Introduction to Capital Budgeting Exercises

Exercises

Question 1
What are the four capital budgeting decision criteria?

Question 2
Identify 4 flaws of the payback period? Given these flaws, why should you know the payback period method?

Question 3
With independent projects that do not suffer from the crossover (multiple IRR) problem, will the IRR and NPV always give the same accept reject decision? Explain.

Question 4
What are 3 potential problems with the IRR? Given these flaws, why should you know the IRR method?

Question 5
How can we account for risk under each of the three methods (PP, IRR, NPV)?

Question 6
Consider a situation where a firm carefully performs capital budgeting analysis and selects a project with a high, positive NPV. Three years later, the project is terminated early and the company has lost significant money on the project. Does this mean that their capital budgeting process is flawed? Explain.

Problem 1
Calculate the PP, NPV, and IRR of the following projects (assuming a 14% required return and critical acceptance level <T> of 3 years)

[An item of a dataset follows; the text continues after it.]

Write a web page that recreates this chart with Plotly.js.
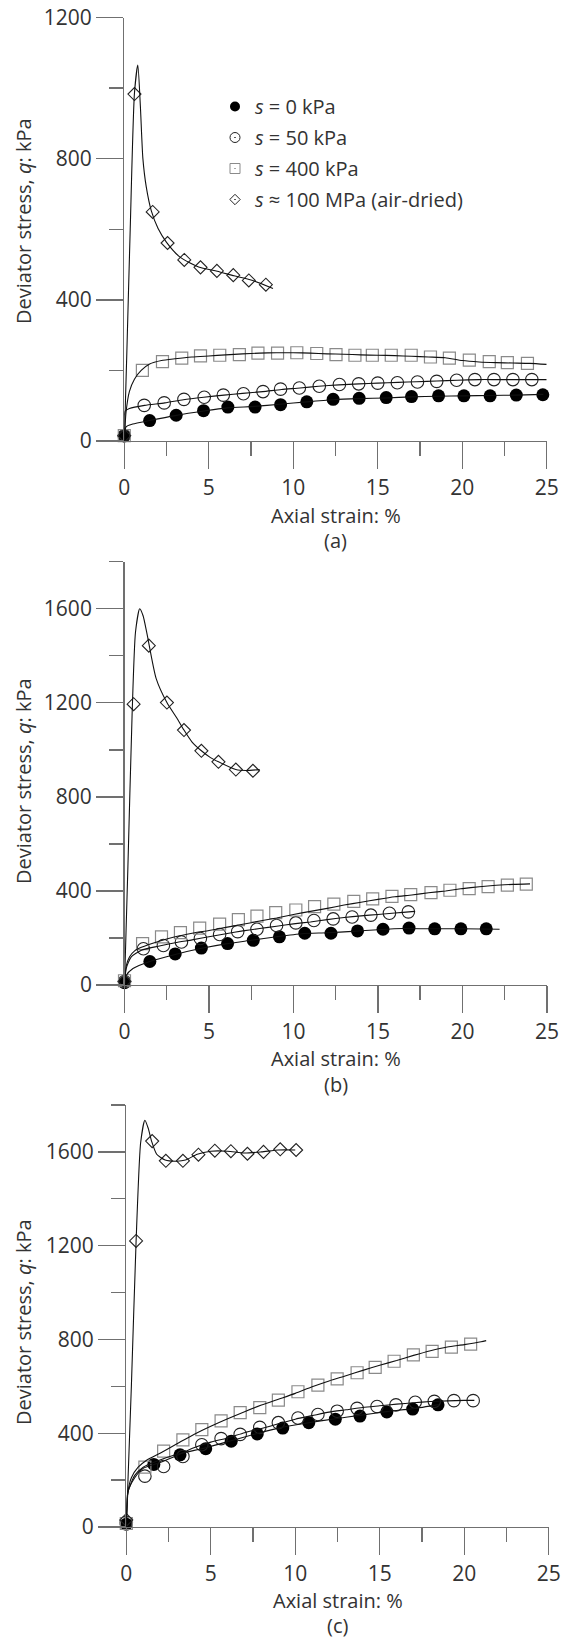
<!DOCTYPE html>
<html>
<head>
<meta charset="utf-8">
<script src="https://cdn.plot.ly/plotly-3.0.1.min.js"></script>
<style>
html,body{margin:0;padding:0;background:#fff;}
#chart{width:568px;height:1639px;}
</style>
</head>
<body>
<div id="chart"></div>
<script>
// ---------- Panel (a) ----------
const aS0x = [0, 1.5, 3.07, 4.69, 6.13, 7.74, 9.25, 10.8, 12.36, 13.9, 15.5, 17.0, 18.6, 20.1, 21.65, 23.2, 24.77];
const aS0y = [15, 58, 73, 86, 96, 96, 103, 111, 118, 121, 123, 126, 128, 128, 128, 130, 131];
const aS50x = [0, 1.18, 2.36, 3.53, 4.73, 5.86, 7.05, 8.21, 9.25, 10.36, 11.54, 12.73, 13.87, 15.0, 16.16, 17.35, 18.49, 19.67, 20.75, 21.88, 23.0, 24.12];
const aS50y = [15, 101, 108, 118, 124, 130, 134, 140, 147, 150, 155, 160, 162, 164, 165, 167, 169, 172, 174, 174, 174, 174];
const aS400x = [0, 1.07, 2.26, 3.4, 4.51, 5.65, 6.81, 7.91, 9.07, 10.21, 11.39, 12.53, 13.65, 14.68, 15.8, 16.98, 18.12, 19.24, 20.42, 21.6, 22.67, 23.86];
const aS400y = [15, 200, 225, 235, 241, 243, 245, 249, 249, 250, 248, 245, 243, 243, 243, 243, 238, 235, 229, 225, 222, 220];
const aSdx = [0, 0.6, 1.68, 2.56, 3.55, 4.51, 5.48, 6.45, 7.37, 8.38];
const aSdy = [15, 983, 649, 561, 513, 492, 482, 470, 455, 443];
// fitted curves (a)
const aC0x = [0, 0.1, 0.5, 1.5, 3, 4.7, 6.1, 7.7, 9.2, 10.8, 12.4, 13.9, 15.5, 17, 18.6, 20.1, 21.7, 23.2, 24.8];
const aC0y = [0, 40, 48, 58, 72, 85, 94, 98, 104, 111, 117, 120, 122, 125, 127, 128, 129, 130, 132];
const aC50x = [0, 0.05, 0.3, 1.2, 2.4, 3.5, 4.7, 5.9, 7, 8.2, 9.3, 10.4, 11.5, 12.7, 13.9, 15, 16.2, 17.3, 18.5, 19.7, 21, 22, 23, 24, 25];
const aC50y = [0, 85, 92, 101, 108, 117, 124, 130, 135, 140, 146, 150, 155, 159, 162, 164, 166, 168, 170, 172, 174, 174, 174, 174, 174];
const aC400x = [0, 0.1, 0.3, 0.6, 1.0, 1.5, 2.2, 3, 4, 5, 6, 7, 8, 9, 10, 11, 12, 13, 14, 15, 16, 17, 18, 19, 20, 21, 22, 23, 24, 25];
const aC400y = [0, 80, 140, 175, 200, 218, 228, 233, 238, 241, 244, 247, 249, 250, 250, 249, 247, 246, 244, 243, 242, 240, 238, 236, 228, 224, 222, 221, 220, 217];
const aCdx = [0, 0.15, 0.35, 0.6, 0.8, 0.95, 1.1, 1.3, 1.6, 2.0, 2.5, 3.3, 4.4, 5.5, 6.5, 7.6, 8.8];
const aCdy = [0, 250, 600, 985, 1065, 950, 800, 720, 652, 602, 563, 521, 493, 481, 468, 455, 432];

// ---------- Panel (b) ----------
const bS0x = [0, 1.5, 3.0, 4.55, 6.1, 7.62, 9.17, 10.67, 12.22, 13.79, 15.3, 16.84, 18.36, 19.91, 21.41];
const bS0y = [10, 100, 132, 157, 176, 190, 205, 220, 220, 230, 237, 242, 239, 239, 239];
const bS50x = [0, 1.12, 2.3, 3.37, 4.49, 5.63, 6.7, 7.84, 9.0, 10.14, 11.21, 12.35, 13.47, 14.58, 15.68, 16.8];
const bS50y = [15, 154, 168, 183, 198, 215, 227, 237, 253, 264, 274, 281, 289, 297, 305, 311];
const bS400x = [0, 1.07, 2.19, 3.31, 4.45, 5.63, 6.74, 7.84, 8.95, 10.14, 11.25, 12.39, 13.57, 14.69, 15.83, 16.94, 18.14, 19.26, 20.4, 21.52, 22.66, 23.78];
const bS400y = [18, 176, 205, 223, 242, 259, 278, 293, 308, 319, 333, 344, 356, 366, 377, 384, 393, 403, 410, 418, 425, 429];
const bSdx = [0, 0.54, 1.44, 2.51, 3.52, 4.55, 5.56, 6.59, 7.6];
const bSdy = [15, 1194, 1443, 1201, 1084, 996, 949, 916, 911];
const bC0x = [0, 0.1, 0.5, 1.5, 3, 4.5, 6, 7.5, 9, 10.5, 12, 13.5, 15, 16.5, 18, 20, 22.2];
const bC0y = [0, 40, 70, 100, 130, 155, 175, 190, 205, 218, 222, 228, 235, 240, 239, 239, 237];
const bC50x = [0, 0.1, 0.4, 1.0, 2, 3, 4, 5, 6, 7, 8, 9, 10, 11, 12, 13, 14, 15, 16, 17, 17.2];
const bC50y = [0, 70, 120, 148, 165, 180, 192, 205, 218, 230, 240, 250, 260, 268, 278, 287, 294, 300, 306, 312, 313];
const bC400x = [0, 0.1, 0.3, 0.6, 1.0, 2, 3, 4, 5, 6, 7, 8, 9, 10, 11, 12, 13, 14, 15, 16, 17, 18, 19, 20, 21, 22, 23, 24];
const bC400y = [0, 80, 120, 145, 160, 185, 205, 220, 232, 245, 258, 272, 285, 300, 313, 326, 340, 352, 364, 375, 383, 392, 400, 410, 418, 424, 428, 430];
const bCdx = [0, 0.2, 0.45, 0.65, 0.9, 1.1, 1.33, 1.87, 2.51, 3.16, 3.52, 4.0, 4.55, 5.09, 5.56, 6.59, 7.2, 8.0];
const bCdy = [0, 500, 1150, 1500, 1600, 1570, 1494, 1304, 1201, 1128, 1084, 1033, 996, 967, 949, 916, 912, 916];

// ---------- Panel (c) ----------
const cS0x = [0, 1.63, 3.18, 4.7, 6.21, 7.75, 9.26, 10.8, 12.37, 13.83, 15.42, 16.95, 18.45];
const cS0y = [12, 267, 308, 334, 366, 397, 422, 445, 460, 473, 491, 503, 521];
const cS50x = [0, 1.1, 2.21, 3.35, 4.47, 5.61, 6.74, 7.9, 9.0, 10.16, 11.34, 12.48, 13.66, 14.84, 15.96, 17.1, 18.23, 19.39, 20.53];
const cS50y = [20, 217, 258, 301, 351, 377, 395, 425, 445, 465, 480, 494, 506, 514, 521, 532, 536, 539, 539];
const cS400x = [0, 1.1, 2.21, 3.35, 4.47, 5.61, 6.74, 7.9, 9.0, 10.16, 11.34, 12.48, 13.66, 14.73, 15.85, 16.99, 18.1, 19.24, 20.38];
const cS400y = [15, 255, 324, 372, 415, 453, 488, 509, 541, 577, 605, 632, 658, 681, 707, 734, 749, 767, 780];
const cSdx = [0, 0.58, 1.53, 2.34, 3.35, 4.27, 5.24, 6.19, 7.17, 8.12, 9.11, 10.05];
const cSdy = [30, 1220, 1646, 1562, 1562, 1588, 1605, 1603, 1592, 1600, 1611, 1608];
const cC0x = [0, 0.1, 0.5, 1, 1.6, 3, 4.7, 6.2, 7.7, 9.2, 10.8, 12.4, 13.8, 15.4, 17, 18.5];
const cC0y = [0, 150, 220, 255, 275, 310, 338, 368, 398, 425, 445, 462, 476, 492, 505, 522];
const cC50x = [0, 0.1, 0.5, 1, 2, 3, 4, 5, 6, 7, 8, 9, 10, 11, 12, 13, 14, 15, 16, 17, 18, 19, 20, 20.6];
const cC50y = [0, 150, 210, 250, 275, 305, 338, 362, 380, 402, 420, 440, 460, 475, 490, 500, 510, 517, 524, 530, 535, 538, 540, 540];
const cC400x = [0, 0.1, 0.3, 0.7, 1.2, 2, 3, 4, 5, 6, 7, 8, 9, 10, 11, 12, 13, 14, 15, 16, 17, 18, 19, 20, 21, 21.3];
const cC400y = [0, 150, 210, 255, 285, 315, 355, 395, 430, 462, 492, 520, 545, 570, 598, 623, 645, 668, 690, 710, 732, 752, 768, 778, 790, 795];
const cCdx = [0, 0.3, 0.58, 0.85, 1.1, 1.3, 1.5, 1.8, 2.3, 3.0, 3.5, 4.2, 5.0, 6, 7, 8, 9, 10];
const cCdy = [0, 600, 1220, 1640, 1735, 1700, 1645, 1590, 1565, 1560, 1565, 1590, 1603, 1603, 1595, 1600, 1608, 1608];

// ---------- Text ----------
const legendNames = ['<i>s</i> = 0 kPa', '<i>s</i> = 50 kPa', '<i>s</i> = 400 kPa', '<i>s</i> ≈ 100 MPa (air-dried)'];
const xTitle = 'Axial strain: %';
const yTitle = 'Deviator stress, <i>q</i>: kPa';
const panelLabels = ['(a)', '(b)', '(c)'];

// ---------- Styling ----------
const FONT = '"Open Sans", "Noto Sans", sans-serif';
const TXT = '#333333';
const AX = '#707070';
const H = 1639, W = 568;
const sym = {
  s0: {symbol: 'circle', size: 13, color: '#000', line: {width: 0}},
  s50: {symbol: 'circle-open', size: 12.5, color: '#222', line: {width: 1.1}},
  s400: {symbol: 'square-open', size: 12, color: '#8a8a8a', line: {width: 1.2}},
  sd: {symbol: 'diamond-open', size: 10, color: '#222', line: {width: 1.1}}
};

function mk(x, y, m, ax) {
  return {x: x, y: y, mode: 'markers', type: 'scatter', marker: m, xaxis: 'x' + ax, yaxis: 'y' + ax,
          showlegend: false, cliponaxis: false, hoverinfo: 'skip'};
}
function ln(x, y, ax) {
  return {x: x, y: y, mode: 'lines', type: 'scatter', line: {color: '#111', width: 1.1, shape: 'spline', smoothing: 0.6},
          xaxis: 'x' + ax, yaxis: 'y' + ax, showlegend: false, cliponaxis: false, hoverinfo: 'skip'};
}

const traces = [];
const panels = [
  {ax: '', d: [[aS0x, aS0y], [aS50x, aS50y], [aS400x, aS400y], [aSdx, aSdy]], c: [[aC0x, aC0y], [aC50x, aC50y], [aC400x, aC400y], [aCdx, aCdy]]},
  {ax: '2', d: [[bS0x, bS0y], [bS50x, bS50y], [bS400x, bS400y], [bSdx, bSdy]], c: [[bC0x, bC0y], [bC50x, bC50y], [bC400x, bC400y], [bCdx, bCdy]]},
  {ax: '3', d: [[cS0x, cS0y], [cS50x, cS50y], [cS400x, cS400y], [cSdx, cSdy]], c: [[cC0x, cC0y], [cC50x, cC50y], [cC400x, cC400y], [cCdx, cCdy]]}
];
const syms = [sym.s0, sym.s50, sym.s400, sym.sd];
panels.forEach(p => {
  p.d.forEach((s, i) => traces.push(mk(s[0], s[1], syms[i], p.ax)));
  p.c.forEach(s => traces.push(ln(s[0], s[1], p.ax)));
});
// legend entries
const legSyms = [
  {symbol: 'circle', size: 10, color: '#000'},
  {symbol: 'circle-open-dot', size: 10, color: '#222', line: {width: 1}},
  {symbol: 'square-open-dot', size: 10, color: '#8a8a8a', line: {width: 1}},
  {symbol: 'diamond-open-dot', size: 8, color: '#222', line: {width: 1}}
];
legendNames.forEach((n, i) => traces.push({x: [null], y: [null], mode: 'markers', type: 'scatter', name: n,
  legendgroup: 'g' + i, marker: legSyms[i], xaxis: 'x', yaxis: 'y', showlegend: true, hoverinfo: 'skip'}));

function py(pix) { return 1 - pix / H; }
function px(pix) { return pix / W; }

function xax(l, r, anchor) {
  return {domain: [px(l), px(r)], anchor: anchor, range: [0, 25], showline: true, linecolor: AX, linewidth: 1.4,
    ticks: 'outside', ticklen: 27, tickwidth: 1.4, tickcolor: AX, tickmode: 'linear', tick0: 0, dtick: 5,
    minor: {ticks: 'outside', tickmode: 'linear', tick0: 0, dtick: 2.5, ticklen: 14, tickwidth: 1.4, tickcolor: AX, showgrid: false},
    showgrid: false, zeroline: false, tickfont: {family: FONT, size: 21, color: TXT}, fixedrange: true};
}
function yax(b, t, top, anchor) {
  return {domain: [py(b), py(t)], anchor: anchor, range: [0, top], showline: true, linecolor: AX, linewidth: 1.4,
    ticks: 'outside', ticklen: 27, tickwidth: 1.4, tickcolor: AX, tickmode: 'linear', tick0: 0, dtick: 400,
    minor: {ticks: 'outside', tickmode: 'linear', tick0: 0, dtick: 200, ticklen: 14, tickwidth: 1.4, tickcolor: AX, showgrid: false},
    showgrid: false, zeroline: false, tickfont: {family: FONT, size: 21, color: TXT}, fixedrange: true};
}

const geo = [
  {l: 124.3, r: 546.7, b: 441, t: 17.5, top: 1200, yt: 221, tt: 74, cp: 99},
  {l: 124.5, r: 546.9, b: 985, t: 561.7, top: 1800, yt: 781, tt: 73, cp: 99},
  {l: 126.3, r: 548.7, b: 1527, t: 1105, top: 1800, yt: 1322, tt: 73, cp: 98}
];

const annotations = [];
geo.forEach((g, i) => {
  const cx = px((g.l + g.r) / 2);
  annotations.push({text: xTitle, xref: 'paper', yref: 'paper', x: cx, y: py(g.b + g.tt), xanchor: 'center', yanchor: 'middle',
    showarrow: false, font: {family: FONT, size: 20, color: TXT}});
  annotations.push({text: panelLabels[i], xref: 'paper', yref: 'paper', x: cx, y: py(g.b + g.cp), xanchor: 'center', yanchor: 'middle',
    showarrow: false, font: {family: FONT, size: 20, color: TXT}});
  annotations.push({text: yTitle, xref: 'paper', yref: 'paper', x: px(23), y: py(g.yt), xanchor: 'center', yanchor: 'middle',
    textangle: -90, showarrow: false, font: {family: FONT, size: 20, color: TXT}});
});

const layout = {
  width: W, height: H, margin: {l: 0, r: 0, t: 0, b: 0}, paper_bgcolor: '#fff', plot_bgcolor: 'rgba(0,0,0,0)',
  font: {family: FONT, size: 20, color: TXT},
  xaxis: xax(geo[0].l, geo[0].r, 'y'), yaxis: yax(geo[0].b, geo[0].t, geo[0].top, 'x'),
  xaxis2: xax(geo[1].l, geo[1].r, 'y2'), yaxis2: yax(geo[1].b, geo[1].t, geo[1].top, 'x2'),
  xaxis3: xax(geo[2].l, geo[2].r, 'y3'), yaxis3: yax(geo[2].b, geo[2].t, geo[2].top, 'x3'),
  showlegend: true,
  legend: {x: px(215), y: py(87), xanchor: 'left', yanchor: 'top', bgcolor: 'rgba(0,0,0,0)', borderwidth: 0,
    font: {family: FONT, size: 20, color: TXT}, tracegroupgap: 2, itemclick: false, itemdoubleclick: false},
  annotations: annotations,
  hovermode: false
};

Plotly.newPlot('chart', traces, layout, {staticPlot: true, displayModeBar: false});
</script>
</body>
</html>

Cash Flow     Project A     Project B     Project C     Project D
CF0     -$1,000,000     -$1,000,000     -$500,000     -$500,000
CF1     400,000     150,000     200,000     75,000
CF2     400,000     100,000     250,000     50,000
CF3     225,000     550,000     150,000     225,000
CF4     200,000     775,000     100,000     387,500

Which project(s) should we accept if they are independent? Mutually Exclusive?

Problem 2
In the problem above, identify a pair of projects that could suffer from the size problem, but not a reinvestment rate problem. Next, identify a pair of projects that could suffer from the reinvestment rate problem, but not the size problem.